Now Rhoads, who has a 21-month-old son and a pregnant wife, wonders whether he might be headed for unemployment as the Defense Department seeks to scrap or reduce some of its costliest weapons programs, including the F-22 fighter.

“I just figured you kind of worked for the government, so it’s more secure,” said Rhoads, who earns $15 an hour, plus overtime, as a crane operator moving wing panels for the C-130J and routing parts to workers assembling F-22s. “I just wonder, what would I do? File unemployment and make cash under the table mowing lawns and stuff?”
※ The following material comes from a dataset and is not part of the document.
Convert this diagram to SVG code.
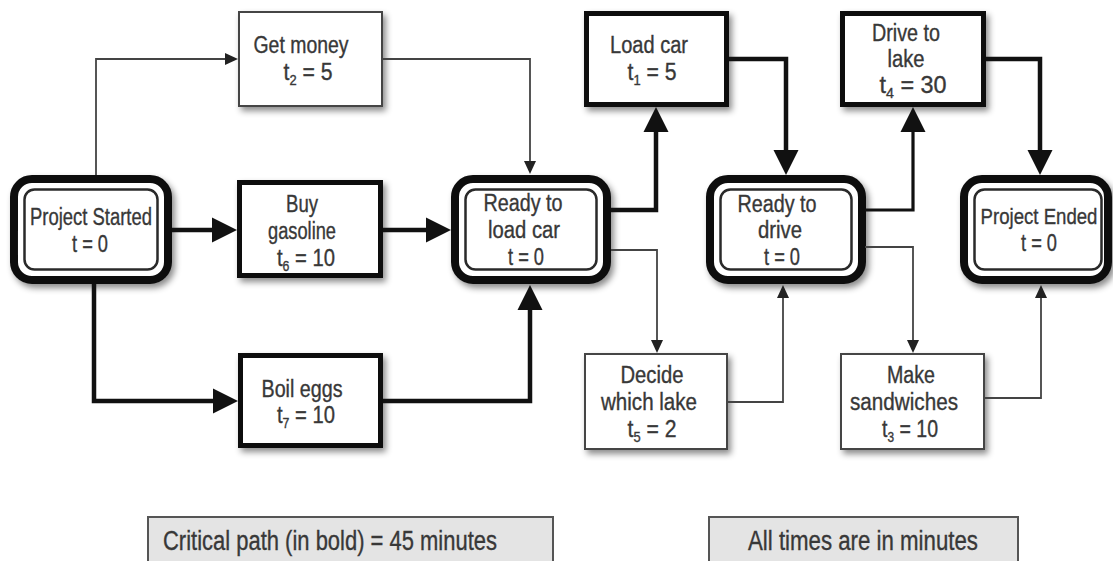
<svg xmlns="http://www.w3.org/2000/svg" width="1113" height="561" viewBox="0 0 1113 561">
<style>
.t{font-family:"Liberation Sans",Arial,sans-serif;font-size:23px;fill:#383838;stroke:#383838;stroke-width:0.35;text-anchor:middle}
.b{font-size:27px}
.sub{font-size:14px}
.thick{fill:none;stroke:#111;stroke-width:4.5}
.mid{fill:none;stroke:#111;stroke-width:3.2}
.thin{fill:none;stroke:#444;stroke-width:1.8}
.tb{fill:#fff;stroke:#111;stroke-width:5}
.tt{fill:#fff;stroke:#444;stroke-width:2}
.mo{fill:#fff;stroke:#111;stroke-width:8}
.mi{fill:none;stroke:#2a2a2a;stroke-width:2.5}
.note{fill:#e4e4e4;stroke:#555;stroke-width:2}
</style>
<defs>
<filter id="sh" x="-20%" y="-20%" width="140%" height="150%">
<feDropShadow dx="3" dy="4" stdDeviation="3" flood-color="#000" flood-opacity="0.45"/>
</filter>
<marker id="ab" markerUnits="userSpaceOnUse" markerWidth="26" markerHeight="26" refX="0" refY="12.5" orient="auto" overflow="visible"><path d="M0,0 L25,12.5 L0,25 z" fill="#111"/></marker>
<marker id="as" markerUnits="userSpaceOnUse" markerWidth="14" markerHeight="13" refX="0" refY="6" orient="auto" overflow="visible"><path d="M0,0 L13,6 L0,12 z" fill="#222"/></marker>
</defs>
<rect width="1113" height="561" fill="#fff"/>

<g id="project-started">
<rect class="mo" x="14" y="179" width="154" height="101" rx="18" filter="url(#sh)"/>
<rect class="mi" x="24.5" y="189.5" width="133" height="80" rx="10"/>
<text class="t" x="91" y="225" textLength="122" lengthAdjust="spacingAndGlyphs">Project Started</text>
<text class="t" x="90" y="252" textLength="36" lengthAdjust="spacingAndGlyphs">t = 0</text>
</g>

<g id="get-money">
<rect class="tt" x="239" y="12" width="143" height="94" filter="url(#sh)"/>
<text class="t" x="301" y="53" textLength="95" lengthAdjust="spacingAndGlyphs">Get money</text>
<text class="t" x="308" y="80" textLength="49" lengthAdjust="spacingAndGlyphs">t<tspan class="sub" dy="5">2</tspan><tspan dy="-5"> = 5</tspan></text>
</g>

<g id="buy-gasoline">
<rect class="tb" x="239.5" y="182.5" width="141" height="93" filter="url(#sh)"/>
<text class="t" x="302" y="212" textLength="32" lengthAdjust="spacingAndGlyphs">Buy</text>
<text class="t" x="302" y="239" textLength="68" lengthAdjust="spacingAndGlyphs">gasoline</text>
<text class="t" x="306" y="266" textLength="58" lengthAdjust="spacingAndGlyphs">t<tspan class="sub" dy="5">6</tspan><tspan dy="-5"> = 10</tspan></text>
</g>

<g id="boil-eggs">
<rect class="tb" x="240.5" y="355.5" width="140" height="90" filter="url(#sh)"/>
<text class="t" x="302" y="397" textLength="81" lengthAdjust="spacingAndGlyphs">Boil eggs</text>
<text class="t" x="306" y="423" textLength="58" lengthAdjust="spacingAndGlyphs">t<tspan class="sub" dy="5">7</tspan><tspan dy="-5"> = 10</tspan></text>
</g>

<g id="ready-to-load-car">
<rect class="mo" x="455" y="179" width="152" height="101" rx="18" filter="url(#sh)"/>
<rect class="mi" x="465.5" y="189.5" width="131" height="80" rx="10"/>
<text class="t" x="523" y="211" textLength="79" lengthAdjust="spacingAndGlyphs">Ready to</text>
<text class="t" x="524" y="238" textLength="72" lengthAdjust="spacingAndGlyphs">load car</text>
<text class="t" x="526" y="265" textLength="36" lengthAdjust="spacingAndGlyphs">t = 0</text>
</g>

<g id="load-car">
<rect class="tb" x="586.5" y="13.5" width="140" height="91" filter="url(#sh)"/>
<text class="t" x="649" y="53" textLength="78" lengthAdjust="spacingAndGlyphs">Load car</text>
<text class="t" x="652" y="80" textLength="49" lengthAdjust="spacingAndGlyphs">t<tspan class="sub" dy="5">1</tspan><tspan dy="-5"> = 5</tspan></text>
</g>

<g id="decide-which-lake">
<rect class="tt" x="585" y="354" width="142" height="95" filter="url(#sh)"/>
<text class="t" x="652" y="383" textLength="63" lengthAdjust="spacingAndGlyphs">Decide</text>
<text class="t" x="649" y="410" textLength="96" lengthAdjust="spacingAndGlyphs">which lake</text>
<text class="t" x="652" y="437" textLength="49" lengthAdjust="spacingAndGlyphs">t<tspan class="sub" dy="5">5</tspan><tspan dy="-5"> = 2</tspan></text>
</g>

<g id="ready-to-drive">
<rect class="mo" x="710" y="179" width="152" height="101" rx="18" filter="url(#sh)"/>
<rect class="mi" x="720.5" y="189.5" width="131" height="80" rx="10"/>
<text class="t" x="777" y="212" textLength="79" lengthAdjust="spacingAndGlyphs">Ready to</text>
<text class="t" x="780" y="238" textLength="44" lengthAdjust="spacingAndGlyphs">drive</text>
<text class="t" x="782" y="265" textLength="36" lengthAdjust="spacingAndGlyphs">t = 0</text>
</g>

<g id="drive-to-lake">
<rect class="tb" x="842.5" y="13.5" width="141" height="91" filter="url(#sh)"/>
<text class="t" x="906" y="41" textLength="68" lengthAdjust="spacingAndGlyphs">Drive to</text>
<text class="t" x="906" y="67" textLength="37" lengthAdjust="spacingAndGlyphs">lake</text>
<text class="t" x="913" y="93" textLength="67" lengthAdjust="spacingAndGlyphs">t<tspan class="sub" dy="5">4</tspan><tspan dy="-5"> = 30</tspan></text>
</g>

<g id="make-sandwiches">
<rect class="tt" x="841" y="354" width="143" height="95" filter="url(#sh)"/>
<text class="t" x="911" y="383" textLength="48" lengthAdjust="spacingAndGlyphs">Make</text>
<text class="t" x="904" y="410" textLength="108" lengthAdjust="spacingAndGlyphs">sandwiches</text>
<text class="t" x="910" y="437" textLength="56" lengthAdjust="spacingAndGlyphs">t<tspan class="sub" dy="5">3</tspan><tspan dy="-5"> = 10</tspan></text>
</g>

<g id="project-ended">
<rect class="mo" x="964" y="179" width="144" height="101" rx="18" filter="url(#sh)"/>
<rect class="mi" x="974.5" y="189.5" width="127" height="80" rx="10"/>
<text class="t" transform="translate(1039 224) scale(0.81 1)" x="0" y="0">Project Ended</text>
<text class="t" x="1039" y="251" textLength="36" lengthAdjust="spacingAndGlyphs">t = 0</text>
</g>

<g id="connectors">
<path class="thin" d="M96,175 V59 H225" marker-end="url(#as)"/>
<path class="thick" d="M172,230 H212" marker-end="url(#ab)"/>
<path class="thick" d="M94,284 V401 H213" marker-end="url(#ab)"/>
<path class="thin" d="M383,59 H530 V161" marker-end="url(#as)"/>
<path class="thick" d="M383,230 H426" marker-end="url(#ab)"/>
<path class="thick" d="M383,401 H530 V310" marker-end="url(#ab)"/>
<path class="thick" d="M611,210 H656 V132" marker-end="url(#ab)"/>
<path class="thin" d="M611,250 H657 V340" marker-end="url(#as)"/>
<path class="thick" d="M729,59 H786 V150" marker-end="url(#ab)"/>
<path class="thin" d="M728,402 H783 V298" marker-end="url(#as)"/>
<path class="mid" d="M865,210 H913 V132" marker-end="url(#ab)"/>
<path class="thin" d="M865,247 H913 V340" marker-end="url(#as)"/>
<path class="thick" d="M986,59 H1040 V150" marker-end="url(#ab)"/>
<path class="thin" d="M985,398 H1041 V298" marker-end="url(#as)"/>
</g>

<g id="note-critical">
<rect class="note" x="148" y="517" width="405" height="50"/>
<text class="t b" x="330" y="550" textLength="334" lengthAdjust="spacingAndGlyphs">Critical path (in bold) = 45 minutes</text>
</g>
<g id="note-times">
<rect class="note" x="709" y="517" width="309" height="50"/>
<text class="t b" x="863" y="550" textLength="230" lengthAdjust="spacingAndGlyphs">All times are in minutes</text>
</g>
</svg>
Defense Secretary Robert Gates’ proposed cuts, announced this week, mean uncertainty for workers in an industry many assumed was safe as long as the nation remained at war. While the proposed $534 billion defense budget adds $21 billion to spending in 2009 and some contractors could gain, thousands of defense workers may join growing jobless lines.

Of course, the potential pain depends whether members of Congress, with jobs in their districts at stake, will go for Gates’ plan.

Some lawmakers are voicing opposition, and analysts doubt Congress will agree to cut big programs when unemployment is already high. And many defense workers are politically active through unions such as the International Association of Machinists Local 709 in Marietta, which has a “Vote Obama” poster behind the front desk.

“There are certain policy decisions Congress has a say so in, and we are going to have a say,” Sen. Saxby Chambliss, R-Ga., a member of the Senate Armed Services Committee who has advocated buying more of the F-22 jets, said this week.

Bethesda, Md.-based Lockheed Martin Corp. has said 95,000 jobs at various sites could be lost by scuttling the F-22, touted as the world’s most advanced jet fighter with a price tag of $140 million apiece.

The Obama administration wants to discontinue the F-22 after 187 planes already planned are completed in late 2011. Lockheed had hoped to build 20 additional jets. The F-22 program was launched in the 1980s to guarantee U.S. air superiority over the Soviets but has never seen combat.